Dataset:
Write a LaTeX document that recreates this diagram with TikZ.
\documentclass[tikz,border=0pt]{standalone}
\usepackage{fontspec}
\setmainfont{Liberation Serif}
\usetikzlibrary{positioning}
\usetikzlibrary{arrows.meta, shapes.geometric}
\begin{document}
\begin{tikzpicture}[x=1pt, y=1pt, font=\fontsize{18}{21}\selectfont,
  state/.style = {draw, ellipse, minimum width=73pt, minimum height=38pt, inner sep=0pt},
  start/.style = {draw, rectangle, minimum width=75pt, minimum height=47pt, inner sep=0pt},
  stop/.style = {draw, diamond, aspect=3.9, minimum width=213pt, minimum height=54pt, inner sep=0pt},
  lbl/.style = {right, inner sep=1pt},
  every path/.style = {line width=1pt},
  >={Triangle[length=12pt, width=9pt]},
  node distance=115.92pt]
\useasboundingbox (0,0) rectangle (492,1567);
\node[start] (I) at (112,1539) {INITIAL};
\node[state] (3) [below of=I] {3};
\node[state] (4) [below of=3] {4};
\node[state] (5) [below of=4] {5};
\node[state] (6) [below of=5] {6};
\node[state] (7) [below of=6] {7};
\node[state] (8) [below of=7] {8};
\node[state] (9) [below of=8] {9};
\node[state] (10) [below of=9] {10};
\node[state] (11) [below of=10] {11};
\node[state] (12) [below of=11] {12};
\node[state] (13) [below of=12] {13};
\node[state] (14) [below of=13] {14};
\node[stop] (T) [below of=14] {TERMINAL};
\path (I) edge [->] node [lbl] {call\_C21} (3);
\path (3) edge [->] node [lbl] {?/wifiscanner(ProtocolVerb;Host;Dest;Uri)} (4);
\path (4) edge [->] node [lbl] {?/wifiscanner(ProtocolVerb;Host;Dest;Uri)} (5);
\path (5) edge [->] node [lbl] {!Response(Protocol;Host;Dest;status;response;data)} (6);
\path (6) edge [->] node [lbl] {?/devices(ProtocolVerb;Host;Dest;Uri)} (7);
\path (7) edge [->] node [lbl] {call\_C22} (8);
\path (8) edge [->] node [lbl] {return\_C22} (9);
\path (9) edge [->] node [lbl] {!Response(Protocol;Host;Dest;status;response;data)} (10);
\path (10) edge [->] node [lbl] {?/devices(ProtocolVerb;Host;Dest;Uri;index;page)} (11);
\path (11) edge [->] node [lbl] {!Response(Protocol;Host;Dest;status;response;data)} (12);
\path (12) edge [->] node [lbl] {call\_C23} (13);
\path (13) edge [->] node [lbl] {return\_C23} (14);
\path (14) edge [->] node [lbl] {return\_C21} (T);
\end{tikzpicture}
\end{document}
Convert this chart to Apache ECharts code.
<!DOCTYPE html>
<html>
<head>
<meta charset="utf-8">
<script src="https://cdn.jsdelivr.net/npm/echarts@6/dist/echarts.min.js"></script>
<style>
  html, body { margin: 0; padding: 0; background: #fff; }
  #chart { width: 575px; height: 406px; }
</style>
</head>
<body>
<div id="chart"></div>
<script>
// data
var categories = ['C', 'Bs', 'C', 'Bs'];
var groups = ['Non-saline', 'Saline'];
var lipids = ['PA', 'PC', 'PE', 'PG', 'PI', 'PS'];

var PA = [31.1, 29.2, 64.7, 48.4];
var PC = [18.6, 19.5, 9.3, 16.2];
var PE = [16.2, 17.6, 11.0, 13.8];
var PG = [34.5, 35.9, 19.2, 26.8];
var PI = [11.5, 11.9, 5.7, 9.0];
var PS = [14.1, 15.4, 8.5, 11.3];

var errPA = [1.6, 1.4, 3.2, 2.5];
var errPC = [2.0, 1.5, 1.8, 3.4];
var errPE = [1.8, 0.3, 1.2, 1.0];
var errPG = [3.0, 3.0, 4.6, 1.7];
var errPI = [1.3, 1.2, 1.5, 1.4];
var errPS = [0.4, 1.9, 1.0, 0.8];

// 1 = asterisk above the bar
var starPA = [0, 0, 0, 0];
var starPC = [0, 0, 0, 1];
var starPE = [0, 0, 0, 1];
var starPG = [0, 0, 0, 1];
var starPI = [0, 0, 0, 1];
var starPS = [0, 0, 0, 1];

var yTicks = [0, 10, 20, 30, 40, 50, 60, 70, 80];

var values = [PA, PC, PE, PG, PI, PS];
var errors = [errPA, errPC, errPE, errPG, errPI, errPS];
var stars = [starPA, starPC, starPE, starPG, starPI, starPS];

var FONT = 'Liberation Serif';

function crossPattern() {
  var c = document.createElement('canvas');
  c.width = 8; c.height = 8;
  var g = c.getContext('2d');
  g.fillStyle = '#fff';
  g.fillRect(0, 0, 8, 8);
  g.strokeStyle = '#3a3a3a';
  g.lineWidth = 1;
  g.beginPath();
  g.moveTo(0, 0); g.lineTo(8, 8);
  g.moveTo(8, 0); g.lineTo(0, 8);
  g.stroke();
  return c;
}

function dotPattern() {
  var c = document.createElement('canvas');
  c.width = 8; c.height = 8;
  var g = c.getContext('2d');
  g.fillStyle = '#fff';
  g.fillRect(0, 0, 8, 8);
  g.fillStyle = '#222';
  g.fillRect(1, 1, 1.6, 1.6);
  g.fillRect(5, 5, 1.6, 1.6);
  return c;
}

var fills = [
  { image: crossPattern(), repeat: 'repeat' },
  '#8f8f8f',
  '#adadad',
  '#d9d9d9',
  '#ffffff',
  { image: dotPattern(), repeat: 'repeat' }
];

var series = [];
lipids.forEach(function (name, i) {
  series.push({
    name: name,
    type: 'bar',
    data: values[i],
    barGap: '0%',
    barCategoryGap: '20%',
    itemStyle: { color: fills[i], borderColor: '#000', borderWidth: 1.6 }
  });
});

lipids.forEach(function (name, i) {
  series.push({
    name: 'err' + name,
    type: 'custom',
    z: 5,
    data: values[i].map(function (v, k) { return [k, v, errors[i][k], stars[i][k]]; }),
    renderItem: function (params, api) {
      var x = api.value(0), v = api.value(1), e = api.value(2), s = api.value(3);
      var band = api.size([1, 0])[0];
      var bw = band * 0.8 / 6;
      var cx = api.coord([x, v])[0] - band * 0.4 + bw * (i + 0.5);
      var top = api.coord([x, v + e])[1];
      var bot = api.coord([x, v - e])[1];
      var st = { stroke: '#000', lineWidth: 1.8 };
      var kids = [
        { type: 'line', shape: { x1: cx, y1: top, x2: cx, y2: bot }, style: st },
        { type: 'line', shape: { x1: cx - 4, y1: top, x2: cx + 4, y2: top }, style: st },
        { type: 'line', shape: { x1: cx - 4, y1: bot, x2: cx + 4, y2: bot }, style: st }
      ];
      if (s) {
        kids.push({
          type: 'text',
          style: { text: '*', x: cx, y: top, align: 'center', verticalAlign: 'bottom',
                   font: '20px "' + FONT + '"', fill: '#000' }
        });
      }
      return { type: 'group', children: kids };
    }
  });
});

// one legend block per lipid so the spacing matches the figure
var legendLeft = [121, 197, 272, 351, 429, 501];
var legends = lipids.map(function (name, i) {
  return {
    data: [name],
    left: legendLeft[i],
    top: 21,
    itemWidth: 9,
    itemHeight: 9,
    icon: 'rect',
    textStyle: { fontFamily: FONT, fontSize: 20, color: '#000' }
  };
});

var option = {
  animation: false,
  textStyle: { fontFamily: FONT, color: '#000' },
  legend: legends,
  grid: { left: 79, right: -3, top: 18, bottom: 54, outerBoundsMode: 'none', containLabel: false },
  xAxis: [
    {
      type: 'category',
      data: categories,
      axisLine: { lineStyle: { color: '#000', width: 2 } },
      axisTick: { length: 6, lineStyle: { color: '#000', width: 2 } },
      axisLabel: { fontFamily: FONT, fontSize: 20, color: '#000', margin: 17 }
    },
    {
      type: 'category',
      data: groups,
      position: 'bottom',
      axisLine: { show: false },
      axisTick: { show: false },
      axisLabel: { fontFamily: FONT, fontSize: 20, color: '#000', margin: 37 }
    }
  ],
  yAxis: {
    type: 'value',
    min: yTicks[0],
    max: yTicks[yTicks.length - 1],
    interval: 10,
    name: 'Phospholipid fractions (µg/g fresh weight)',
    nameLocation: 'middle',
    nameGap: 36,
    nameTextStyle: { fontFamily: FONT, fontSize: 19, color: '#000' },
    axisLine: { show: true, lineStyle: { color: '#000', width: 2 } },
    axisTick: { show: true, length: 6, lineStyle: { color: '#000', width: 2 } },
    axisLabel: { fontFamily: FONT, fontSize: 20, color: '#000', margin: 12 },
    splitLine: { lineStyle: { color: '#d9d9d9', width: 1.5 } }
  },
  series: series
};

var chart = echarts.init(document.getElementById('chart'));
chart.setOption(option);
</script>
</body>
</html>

What the task asks: Track down every line holding the string "this" and copy it.

Output of the exercise:
Write a LaTeX document that recreates this diagram with TikZ.
Convert this chart to Apache ECharts code.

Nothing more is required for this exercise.